Material to process:
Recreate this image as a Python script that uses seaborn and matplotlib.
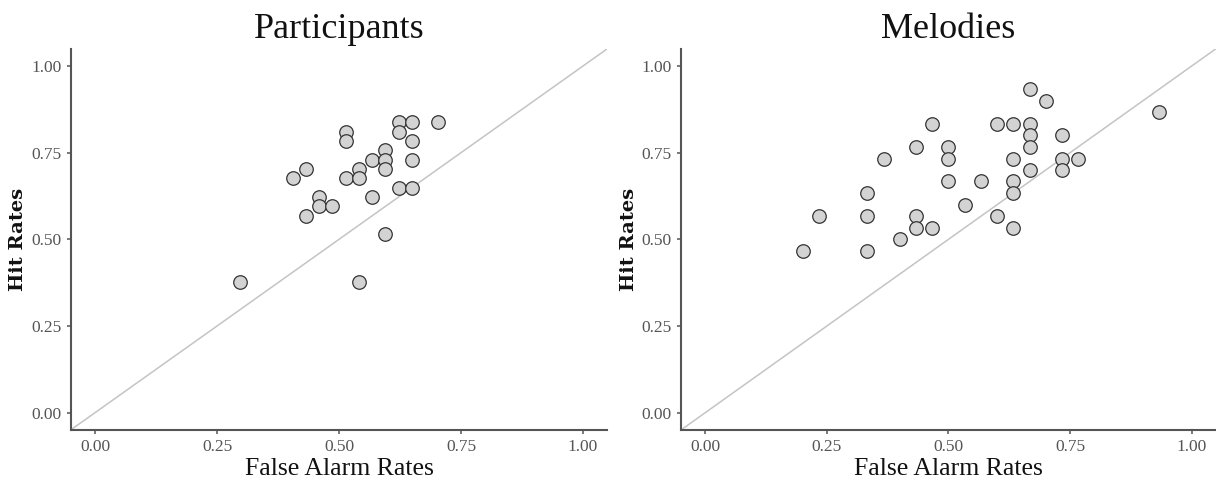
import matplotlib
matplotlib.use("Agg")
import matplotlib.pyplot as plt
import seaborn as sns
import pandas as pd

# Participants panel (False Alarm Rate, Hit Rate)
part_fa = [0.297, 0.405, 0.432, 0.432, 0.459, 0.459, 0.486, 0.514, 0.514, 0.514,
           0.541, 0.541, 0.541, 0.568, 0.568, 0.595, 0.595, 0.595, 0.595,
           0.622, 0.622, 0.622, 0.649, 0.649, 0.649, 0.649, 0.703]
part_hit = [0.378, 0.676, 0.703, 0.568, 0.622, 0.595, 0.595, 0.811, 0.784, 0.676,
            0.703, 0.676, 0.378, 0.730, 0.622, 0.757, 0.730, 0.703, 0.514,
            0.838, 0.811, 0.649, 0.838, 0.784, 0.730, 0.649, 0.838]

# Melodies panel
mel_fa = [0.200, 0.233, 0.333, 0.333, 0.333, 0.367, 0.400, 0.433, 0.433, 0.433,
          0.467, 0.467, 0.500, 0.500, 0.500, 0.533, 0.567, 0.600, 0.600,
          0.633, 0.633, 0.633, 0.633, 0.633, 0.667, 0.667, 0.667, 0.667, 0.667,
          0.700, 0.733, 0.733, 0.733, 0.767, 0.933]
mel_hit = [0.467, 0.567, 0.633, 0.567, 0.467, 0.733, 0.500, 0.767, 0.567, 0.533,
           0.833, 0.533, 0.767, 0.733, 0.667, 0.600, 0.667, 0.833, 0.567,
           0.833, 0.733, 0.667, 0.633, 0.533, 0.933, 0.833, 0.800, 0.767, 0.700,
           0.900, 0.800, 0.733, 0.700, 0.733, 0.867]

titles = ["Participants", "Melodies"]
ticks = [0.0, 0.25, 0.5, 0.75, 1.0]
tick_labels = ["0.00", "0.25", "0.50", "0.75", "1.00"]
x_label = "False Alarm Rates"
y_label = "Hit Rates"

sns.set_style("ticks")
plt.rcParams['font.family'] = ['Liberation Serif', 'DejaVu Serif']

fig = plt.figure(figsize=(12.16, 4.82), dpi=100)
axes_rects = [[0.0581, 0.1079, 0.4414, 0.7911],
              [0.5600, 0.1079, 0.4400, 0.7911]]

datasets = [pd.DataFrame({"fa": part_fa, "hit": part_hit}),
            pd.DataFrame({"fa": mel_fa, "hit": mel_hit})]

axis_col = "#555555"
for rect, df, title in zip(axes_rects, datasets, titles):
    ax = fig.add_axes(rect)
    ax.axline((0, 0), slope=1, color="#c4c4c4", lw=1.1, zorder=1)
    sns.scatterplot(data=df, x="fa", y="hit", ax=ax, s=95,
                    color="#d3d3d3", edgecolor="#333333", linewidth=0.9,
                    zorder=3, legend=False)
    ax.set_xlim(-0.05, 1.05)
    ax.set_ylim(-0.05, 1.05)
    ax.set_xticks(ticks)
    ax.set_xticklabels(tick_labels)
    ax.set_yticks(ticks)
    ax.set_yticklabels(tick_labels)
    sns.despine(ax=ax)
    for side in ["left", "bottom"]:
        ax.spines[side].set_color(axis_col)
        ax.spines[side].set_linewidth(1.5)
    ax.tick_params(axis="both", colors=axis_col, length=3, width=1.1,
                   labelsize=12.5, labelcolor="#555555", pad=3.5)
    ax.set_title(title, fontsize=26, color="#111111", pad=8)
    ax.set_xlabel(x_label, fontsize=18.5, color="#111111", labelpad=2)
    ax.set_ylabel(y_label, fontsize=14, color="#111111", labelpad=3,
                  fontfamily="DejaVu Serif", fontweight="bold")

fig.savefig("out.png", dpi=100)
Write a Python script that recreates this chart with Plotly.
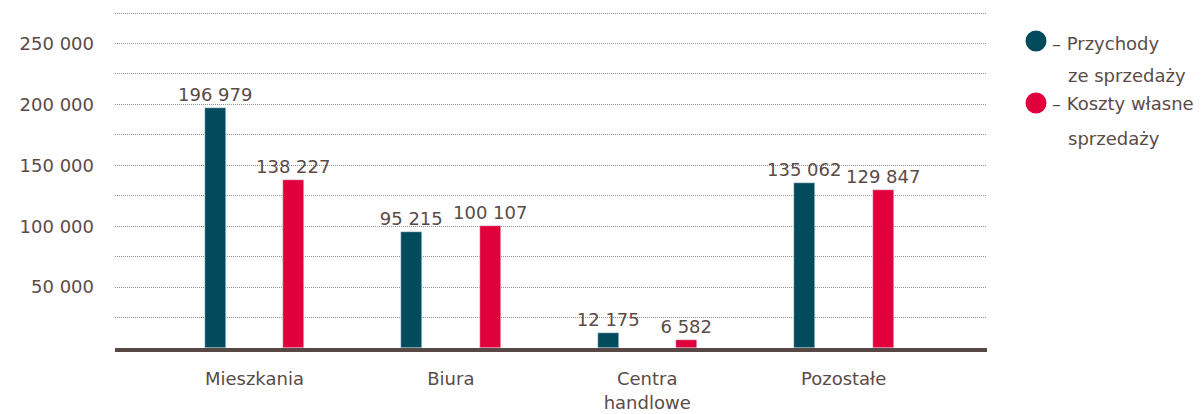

* * *

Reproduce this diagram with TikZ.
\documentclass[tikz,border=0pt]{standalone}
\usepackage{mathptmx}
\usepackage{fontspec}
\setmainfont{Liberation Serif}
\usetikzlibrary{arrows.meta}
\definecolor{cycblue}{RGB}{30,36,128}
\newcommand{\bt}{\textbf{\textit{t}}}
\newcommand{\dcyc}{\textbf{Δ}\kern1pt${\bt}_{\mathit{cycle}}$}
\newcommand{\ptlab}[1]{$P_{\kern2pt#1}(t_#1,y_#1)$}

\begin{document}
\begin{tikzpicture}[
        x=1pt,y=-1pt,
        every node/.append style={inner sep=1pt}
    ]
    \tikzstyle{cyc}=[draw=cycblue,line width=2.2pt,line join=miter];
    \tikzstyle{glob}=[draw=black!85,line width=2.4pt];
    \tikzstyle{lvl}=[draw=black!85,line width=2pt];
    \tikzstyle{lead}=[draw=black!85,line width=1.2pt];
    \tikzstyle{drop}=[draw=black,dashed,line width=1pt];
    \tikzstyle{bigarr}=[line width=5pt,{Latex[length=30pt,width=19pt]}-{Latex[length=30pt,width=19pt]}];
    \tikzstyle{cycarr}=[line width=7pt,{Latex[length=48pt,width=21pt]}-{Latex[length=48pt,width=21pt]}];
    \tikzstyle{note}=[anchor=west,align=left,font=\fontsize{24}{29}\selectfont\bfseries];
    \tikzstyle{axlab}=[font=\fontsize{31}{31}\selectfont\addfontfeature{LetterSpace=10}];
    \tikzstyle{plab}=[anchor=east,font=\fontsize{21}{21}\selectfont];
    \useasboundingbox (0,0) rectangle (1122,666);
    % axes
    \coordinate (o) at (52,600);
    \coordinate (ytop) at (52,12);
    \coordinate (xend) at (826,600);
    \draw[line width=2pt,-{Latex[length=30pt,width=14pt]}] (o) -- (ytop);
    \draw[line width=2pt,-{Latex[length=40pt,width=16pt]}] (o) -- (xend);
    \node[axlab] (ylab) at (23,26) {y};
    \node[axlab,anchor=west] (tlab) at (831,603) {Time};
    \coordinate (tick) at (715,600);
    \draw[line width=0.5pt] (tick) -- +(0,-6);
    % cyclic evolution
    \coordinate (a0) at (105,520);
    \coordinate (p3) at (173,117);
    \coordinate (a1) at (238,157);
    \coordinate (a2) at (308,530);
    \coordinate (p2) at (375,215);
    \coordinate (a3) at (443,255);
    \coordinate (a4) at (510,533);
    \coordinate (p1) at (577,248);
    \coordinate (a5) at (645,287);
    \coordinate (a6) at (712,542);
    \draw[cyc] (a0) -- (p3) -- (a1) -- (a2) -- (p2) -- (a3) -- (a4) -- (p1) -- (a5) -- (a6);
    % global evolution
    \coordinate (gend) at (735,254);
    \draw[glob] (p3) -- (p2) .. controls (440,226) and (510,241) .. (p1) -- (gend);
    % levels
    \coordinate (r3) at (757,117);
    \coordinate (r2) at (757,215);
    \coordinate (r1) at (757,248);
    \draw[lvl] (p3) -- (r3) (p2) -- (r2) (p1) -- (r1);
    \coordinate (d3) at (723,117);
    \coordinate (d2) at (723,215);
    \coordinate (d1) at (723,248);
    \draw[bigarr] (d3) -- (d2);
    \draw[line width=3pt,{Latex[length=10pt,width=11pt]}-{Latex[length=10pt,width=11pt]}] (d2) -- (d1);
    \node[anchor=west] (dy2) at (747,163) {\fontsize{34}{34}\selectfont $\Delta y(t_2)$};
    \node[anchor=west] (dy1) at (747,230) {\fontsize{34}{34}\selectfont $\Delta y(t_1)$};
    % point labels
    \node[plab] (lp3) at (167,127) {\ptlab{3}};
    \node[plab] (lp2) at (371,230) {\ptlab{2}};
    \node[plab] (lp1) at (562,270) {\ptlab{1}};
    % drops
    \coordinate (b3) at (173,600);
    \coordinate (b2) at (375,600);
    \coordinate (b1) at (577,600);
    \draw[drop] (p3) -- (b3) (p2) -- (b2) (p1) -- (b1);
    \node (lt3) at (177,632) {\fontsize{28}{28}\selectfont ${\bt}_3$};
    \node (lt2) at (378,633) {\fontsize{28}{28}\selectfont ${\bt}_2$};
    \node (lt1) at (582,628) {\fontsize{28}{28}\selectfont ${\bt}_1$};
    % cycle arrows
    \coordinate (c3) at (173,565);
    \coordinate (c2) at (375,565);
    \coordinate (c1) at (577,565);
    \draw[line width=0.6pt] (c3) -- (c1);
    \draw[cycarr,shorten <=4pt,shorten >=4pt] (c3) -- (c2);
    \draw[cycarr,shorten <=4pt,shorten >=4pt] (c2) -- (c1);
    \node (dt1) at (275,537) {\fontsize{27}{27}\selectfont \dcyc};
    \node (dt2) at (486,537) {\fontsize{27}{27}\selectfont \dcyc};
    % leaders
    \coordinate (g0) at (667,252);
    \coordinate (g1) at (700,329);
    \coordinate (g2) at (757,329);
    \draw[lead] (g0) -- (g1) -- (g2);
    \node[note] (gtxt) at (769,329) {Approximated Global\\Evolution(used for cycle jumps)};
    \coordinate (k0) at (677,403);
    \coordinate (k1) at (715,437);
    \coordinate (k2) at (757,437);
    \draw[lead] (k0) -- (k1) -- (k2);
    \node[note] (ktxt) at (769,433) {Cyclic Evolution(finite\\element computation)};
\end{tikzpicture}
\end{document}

==

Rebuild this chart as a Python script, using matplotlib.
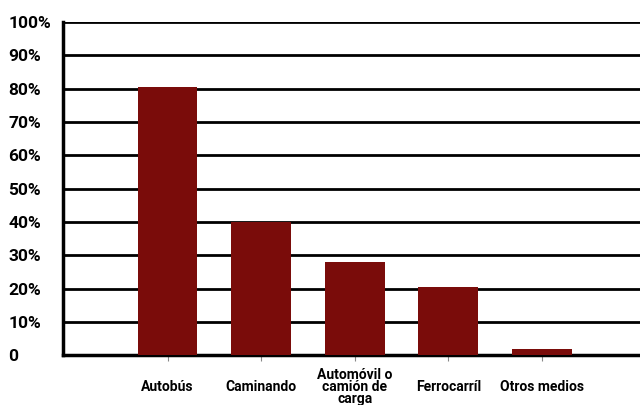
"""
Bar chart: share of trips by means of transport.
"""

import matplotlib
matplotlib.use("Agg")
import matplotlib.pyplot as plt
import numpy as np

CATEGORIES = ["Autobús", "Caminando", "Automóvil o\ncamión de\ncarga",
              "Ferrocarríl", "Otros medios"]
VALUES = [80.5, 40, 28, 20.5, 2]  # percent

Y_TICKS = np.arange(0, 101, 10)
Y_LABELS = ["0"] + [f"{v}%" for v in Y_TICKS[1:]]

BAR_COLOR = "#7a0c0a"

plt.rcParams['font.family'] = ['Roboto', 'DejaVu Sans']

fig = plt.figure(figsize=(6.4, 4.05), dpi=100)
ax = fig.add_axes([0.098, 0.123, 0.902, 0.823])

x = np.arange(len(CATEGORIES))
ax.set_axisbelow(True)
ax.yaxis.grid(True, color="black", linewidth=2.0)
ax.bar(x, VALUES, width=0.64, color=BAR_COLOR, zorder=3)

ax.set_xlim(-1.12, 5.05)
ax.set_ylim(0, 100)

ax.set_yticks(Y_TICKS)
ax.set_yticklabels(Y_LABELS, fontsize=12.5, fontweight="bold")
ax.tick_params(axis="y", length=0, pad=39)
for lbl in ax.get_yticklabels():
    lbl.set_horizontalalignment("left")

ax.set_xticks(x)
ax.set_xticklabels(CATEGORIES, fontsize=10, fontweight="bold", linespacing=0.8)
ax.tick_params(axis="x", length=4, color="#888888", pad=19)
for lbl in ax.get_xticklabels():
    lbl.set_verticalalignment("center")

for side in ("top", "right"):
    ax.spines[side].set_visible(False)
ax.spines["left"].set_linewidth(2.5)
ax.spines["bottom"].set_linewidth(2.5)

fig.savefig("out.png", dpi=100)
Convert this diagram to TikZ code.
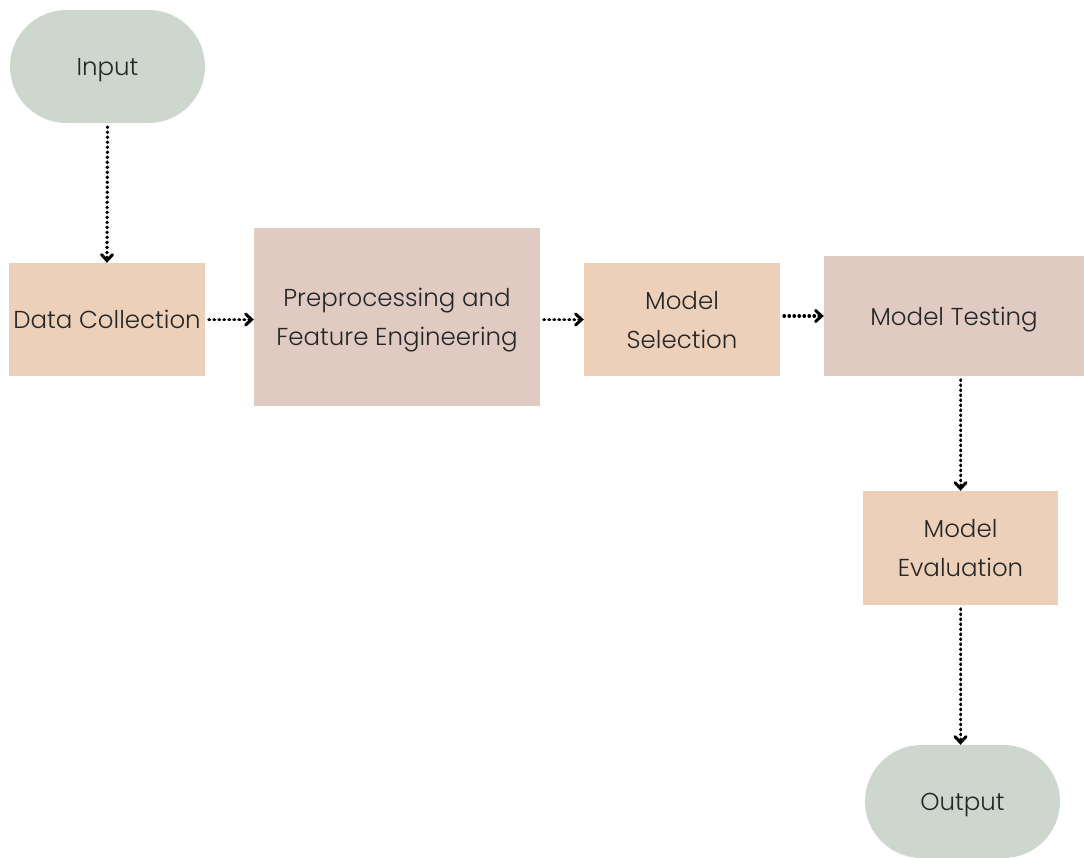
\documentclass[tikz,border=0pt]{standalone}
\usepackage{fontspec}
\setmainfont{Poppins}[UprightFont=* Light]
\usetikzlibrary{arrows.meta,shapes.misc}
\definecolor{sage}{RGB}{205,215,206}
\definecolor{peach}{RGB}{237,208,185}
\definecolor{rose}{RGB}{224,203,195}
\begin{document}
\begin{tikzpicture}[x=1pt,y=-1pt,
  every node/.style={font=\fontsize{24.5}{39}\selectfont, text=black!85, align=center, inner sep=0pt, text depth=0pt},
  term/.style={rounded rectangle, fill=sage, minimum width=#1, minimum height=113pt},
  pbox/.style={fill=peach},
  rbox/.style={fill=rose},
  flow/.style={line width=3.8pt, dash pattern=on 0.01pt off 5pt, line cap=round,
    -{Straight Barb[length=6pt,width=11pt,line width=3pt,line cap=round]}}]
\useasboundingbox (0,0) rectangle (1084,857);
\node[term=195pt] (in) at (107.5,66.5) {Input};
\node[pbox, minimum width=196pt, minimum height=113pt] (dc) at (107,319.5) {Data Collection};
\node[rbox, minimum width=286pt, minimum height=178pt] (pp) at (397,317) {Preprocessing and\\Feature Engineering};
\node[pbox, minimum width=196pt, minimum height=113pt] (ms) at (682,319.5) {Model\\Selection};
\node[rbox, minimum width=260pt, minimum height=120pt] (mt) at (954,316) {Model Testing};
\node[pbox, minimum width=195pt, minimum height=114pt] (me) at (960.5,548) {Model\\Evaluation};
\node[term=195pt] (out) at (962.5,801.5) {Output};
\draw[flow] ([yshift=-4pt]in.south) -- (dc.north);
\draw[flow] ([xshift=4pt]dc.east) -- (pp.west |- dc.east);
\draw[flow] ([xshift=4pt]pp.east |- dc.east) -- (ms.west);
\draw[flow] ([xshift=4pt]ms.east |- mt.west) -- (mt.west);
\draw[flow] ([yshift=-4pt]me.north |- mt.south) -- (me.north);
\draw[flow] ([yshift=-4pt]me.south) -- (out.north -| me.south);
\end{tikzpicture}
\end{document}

Instructions to follow: How many of the lines above include the string "this"? Answer with the number only.

Finished task: 5